N, Fe co-incorporated CoO nanoarray enhanced by magnetic field for efficient water oxidation

Abstract

CoO, as a typical water oxidation electrocatalyst, has gradually entered the bottleneck stage of performance modulation through composition optimization. Herein, the N, Fe co-bonded CoO was achieved by N plasma, which suggests further potential to be enhanced by a magnetic field during oxygen evolution reaction (OER) electrocatalysis. N atoms are a bridge for bonding Fe and Co centers, which serve as a fast channel for electron transfer. N, Fe co-doping decreases the electron density around Co²⁺ centers, which increases the unpaired electrons for electron acceptors.
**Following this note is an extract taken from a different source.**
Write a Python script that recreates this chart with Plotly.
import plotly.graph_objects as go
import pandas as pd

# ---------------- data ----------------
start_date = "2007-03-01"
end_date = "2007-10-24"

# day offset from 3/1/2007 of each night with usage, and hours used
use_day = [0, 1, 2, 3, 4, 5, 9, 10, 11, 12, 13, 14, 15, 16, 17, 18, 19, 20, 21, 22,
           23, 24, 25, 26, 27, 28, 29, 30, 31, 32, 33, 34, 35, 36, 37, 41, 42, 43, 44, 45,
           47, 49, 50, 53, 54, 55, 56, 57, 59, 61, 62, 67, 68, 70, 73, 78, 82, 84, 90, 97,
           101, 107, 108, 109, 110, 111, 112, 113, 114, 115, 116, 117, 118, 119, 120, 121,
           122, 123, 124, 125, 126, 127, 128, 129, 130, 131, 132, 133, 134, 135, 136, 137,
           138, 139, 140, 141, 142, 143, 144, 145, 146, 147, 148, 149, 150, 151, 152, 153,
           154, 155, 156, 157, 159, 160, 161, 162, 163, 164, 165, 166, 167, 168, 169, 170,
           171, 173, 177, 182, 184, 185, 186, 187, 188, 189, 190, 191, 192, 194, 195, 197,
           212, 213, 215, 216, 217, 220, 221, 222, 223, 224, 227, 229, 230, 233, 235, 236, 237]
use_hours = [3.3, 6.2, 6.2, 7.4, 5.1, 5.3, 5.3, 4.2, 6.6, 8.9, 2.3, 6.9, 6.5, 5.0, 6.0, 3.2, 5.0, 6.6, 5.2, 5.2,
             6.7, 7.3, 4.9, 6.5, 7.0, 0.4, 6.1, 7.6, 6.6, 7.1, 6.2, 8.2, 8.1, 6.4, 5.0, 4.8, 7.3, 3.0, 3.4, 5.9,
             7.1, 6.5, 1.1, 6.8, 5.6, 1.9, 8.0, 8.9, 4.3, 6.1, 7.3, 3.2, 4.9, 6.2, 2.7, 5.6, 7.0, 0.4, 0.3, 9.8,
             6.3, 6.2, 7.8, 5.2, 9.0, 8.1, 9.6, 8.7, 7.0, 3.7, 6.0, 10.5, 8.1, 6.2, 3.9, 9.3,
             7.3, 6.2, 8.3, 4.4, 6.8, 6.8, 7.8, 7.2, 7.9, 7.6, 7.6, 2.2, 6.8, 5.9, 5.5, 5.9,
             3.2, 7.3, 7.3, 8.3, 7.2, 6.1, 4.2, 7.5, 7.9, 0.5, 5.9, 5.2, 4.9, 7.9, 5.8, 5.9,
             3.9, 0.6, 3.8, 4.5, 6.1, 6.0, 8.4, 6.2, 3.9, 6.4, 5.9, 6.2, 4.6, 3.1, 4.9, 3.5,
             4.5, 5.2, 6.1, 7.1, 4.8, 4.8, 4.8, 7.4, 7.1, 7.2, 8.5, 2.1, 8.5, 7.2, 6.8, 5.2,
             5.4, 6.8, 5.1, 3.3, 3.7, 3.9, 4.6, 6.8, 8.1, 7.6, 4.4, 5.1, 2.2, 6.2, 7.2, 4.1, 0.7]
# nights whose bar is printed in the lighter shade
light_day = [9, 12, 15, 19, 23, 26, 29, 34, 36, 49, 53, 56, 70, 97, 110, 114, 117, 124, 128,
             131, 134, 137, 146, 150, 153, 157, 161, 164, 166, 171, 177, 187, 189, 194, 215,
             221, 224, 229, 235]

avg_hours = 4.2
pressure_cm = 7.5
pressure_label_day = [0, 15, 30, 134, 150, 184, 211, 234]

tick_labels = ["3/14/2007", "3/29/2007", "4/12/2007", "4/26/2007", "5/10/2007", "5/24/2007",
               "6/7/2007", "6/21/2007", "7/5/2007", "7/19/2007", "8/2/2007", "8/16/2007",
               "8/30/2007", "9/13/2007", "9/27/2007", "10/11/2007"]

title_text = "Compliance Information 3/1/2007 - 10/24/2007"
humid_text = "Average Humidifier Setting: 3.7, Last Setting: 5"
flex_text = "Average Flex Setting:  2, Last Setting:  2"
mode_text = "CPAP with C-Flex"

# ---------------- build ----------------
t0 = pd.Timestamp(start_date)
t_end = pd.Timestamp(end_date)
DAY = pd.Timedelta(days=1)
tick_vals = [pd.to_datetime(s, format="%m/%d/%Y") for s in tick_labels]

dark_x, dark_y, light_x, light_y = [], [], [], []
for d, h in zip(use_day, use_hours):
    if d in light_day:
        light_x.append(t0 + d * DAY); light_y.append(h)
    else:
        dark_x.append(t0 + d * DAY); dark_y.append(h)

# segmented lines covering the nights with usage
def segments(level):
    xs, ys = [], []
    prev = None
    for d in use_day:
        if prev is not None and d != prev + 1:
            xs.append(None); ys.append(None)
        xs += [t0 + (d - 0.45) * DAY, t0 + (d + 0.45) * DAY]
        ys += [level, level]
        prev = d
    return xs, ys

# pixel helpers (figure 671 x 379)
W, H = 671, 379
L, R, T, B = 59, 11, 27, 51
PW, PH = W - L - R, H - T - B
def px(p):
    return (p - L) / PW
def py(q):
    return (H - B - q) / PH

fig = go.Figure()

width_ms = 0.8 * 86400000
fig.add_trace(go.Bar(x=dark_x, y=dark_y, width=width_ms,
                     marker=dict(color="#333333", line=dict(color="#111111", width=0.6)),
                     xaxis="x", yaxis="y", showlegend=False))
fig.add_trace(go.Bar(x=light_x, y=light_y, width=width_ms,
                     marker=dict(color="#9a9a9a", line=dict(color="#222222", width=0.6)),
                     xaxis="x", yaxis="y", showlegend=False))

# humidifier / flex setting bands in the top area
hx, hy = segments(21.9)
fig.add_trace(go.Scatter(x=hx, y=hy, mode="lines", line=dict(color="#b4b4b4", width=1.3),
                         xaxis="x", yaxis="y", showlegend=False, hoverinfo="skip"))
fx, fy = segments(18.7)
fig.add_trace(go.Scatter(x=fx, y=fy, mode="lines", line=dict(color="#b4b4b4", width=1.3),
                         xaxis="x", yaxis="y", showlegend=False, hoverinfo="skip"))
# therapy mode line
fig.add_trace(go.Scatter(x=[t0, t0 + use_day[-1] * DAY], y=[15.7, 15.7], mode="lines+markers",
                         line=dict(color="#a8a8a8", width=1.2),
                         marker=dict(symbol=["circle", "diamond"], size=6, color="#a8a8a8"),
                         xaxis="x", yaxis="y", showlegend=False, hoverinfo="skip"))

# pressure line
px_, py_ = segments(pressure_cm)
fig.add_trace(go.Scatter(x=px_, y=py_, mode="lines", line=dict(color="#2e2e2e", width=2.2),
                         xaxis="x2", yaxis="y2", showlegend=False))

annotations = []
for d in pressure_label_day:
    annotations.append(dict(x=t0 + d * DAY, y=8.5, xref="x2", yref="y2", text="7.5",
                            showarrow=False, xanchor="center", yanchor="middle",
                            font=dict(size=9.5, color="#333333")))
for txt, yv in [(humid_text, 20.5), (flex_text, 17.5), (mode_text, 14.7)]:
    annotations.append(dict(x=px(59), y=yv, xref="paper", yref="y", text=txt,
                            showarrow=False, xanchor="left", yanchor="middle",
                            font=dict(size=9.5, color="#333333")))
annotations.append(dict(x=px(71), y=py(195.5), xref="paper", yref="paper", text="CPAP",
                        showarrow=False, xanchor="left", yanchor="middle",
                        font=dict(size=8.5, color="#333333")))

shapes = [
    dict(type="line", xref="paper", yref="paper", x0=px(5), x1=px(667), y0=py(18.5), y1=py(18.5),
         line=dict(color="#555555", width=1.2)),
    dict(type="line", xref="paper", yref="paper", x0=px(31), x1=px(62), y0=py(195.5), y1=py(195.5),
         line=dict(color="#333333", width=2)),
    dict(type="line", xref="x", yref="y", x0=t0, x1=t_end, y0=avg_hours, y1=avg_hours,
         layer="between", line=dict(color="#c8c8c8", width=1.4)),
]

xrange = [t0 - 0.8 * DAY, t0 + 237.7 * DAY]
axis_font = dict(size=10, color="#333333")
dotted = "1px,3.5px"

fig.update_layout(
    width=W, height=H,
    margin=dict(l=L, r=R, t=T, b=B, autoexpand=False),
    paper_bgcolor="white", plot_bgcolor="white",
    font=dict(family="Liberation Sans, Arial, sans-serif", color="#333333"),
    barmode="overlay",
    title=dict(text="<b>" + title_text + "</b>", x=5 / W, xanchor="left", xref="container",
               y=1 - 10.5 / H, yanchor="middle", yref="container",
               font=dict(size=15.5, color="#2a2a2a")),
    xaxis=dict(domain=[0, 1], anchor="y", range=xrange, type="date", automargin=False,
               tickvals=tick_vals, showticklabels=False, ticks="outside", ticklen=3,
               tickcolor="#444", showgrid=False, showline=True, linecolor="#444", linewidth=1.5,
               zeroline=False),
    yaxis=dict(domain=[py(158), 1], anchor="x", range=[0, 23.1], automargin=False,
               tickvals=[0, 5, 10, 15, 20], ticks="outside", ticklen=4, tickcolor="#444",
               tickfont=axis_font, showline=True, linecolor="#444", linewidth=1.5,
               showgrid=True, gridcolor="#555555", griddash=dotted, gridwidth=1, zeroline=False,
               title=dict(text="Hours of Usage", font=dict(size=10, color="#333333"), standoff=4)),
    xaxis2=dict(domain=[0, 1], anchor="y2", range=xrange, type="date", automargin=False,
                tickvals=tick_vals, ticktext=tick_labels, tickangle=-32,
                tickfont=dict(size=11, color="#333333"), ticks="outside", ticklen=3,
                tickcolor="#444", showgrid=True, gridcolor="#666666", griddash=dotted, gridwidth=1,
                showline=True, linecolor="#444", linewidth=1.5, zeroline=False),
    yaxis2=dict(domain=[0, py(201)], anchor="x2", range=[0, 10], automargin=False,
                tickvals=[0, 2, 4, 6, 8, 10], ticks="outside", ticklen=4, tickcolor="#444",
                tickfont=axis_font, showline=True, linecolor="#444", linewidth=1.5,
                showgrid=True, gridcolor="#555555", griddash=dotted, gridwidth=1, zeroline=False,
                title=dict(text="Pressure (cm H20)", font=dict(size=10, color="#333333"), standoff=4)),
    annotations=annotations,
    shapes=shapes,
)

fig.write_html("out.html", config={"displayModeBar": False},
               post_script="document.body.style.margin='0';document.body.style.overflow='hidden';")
As a result, the intrinsic OER activities are boosted, which is further beneficial for amplifying the magnetic enhancement effect. The best performance emerges under a parallel magnetic field with 420 mT intensity, which results in a lowered overpotential of 217 mV and a Tafel slope of 25.1 mV dec⁻¹ in alkaline media. The magnetic enhancement comes from the magnetohydrodynamic effect and the escape energy barrier reduction of the paramagnetic triplet state of O₂. The magnetic enhancement effect would be amplified when the catalytic current becomes larger (magnetic current is 8 mA and 22 mA under 500 mA and 1000 mA total current, respectively). This work provides an in-depth insight into the magnetic enhancing mechanism and a highly feasible strategy for coupling heteroatoms with the magnetic field to operate and break through the bottleneck of non-noble electrocatalysis performance.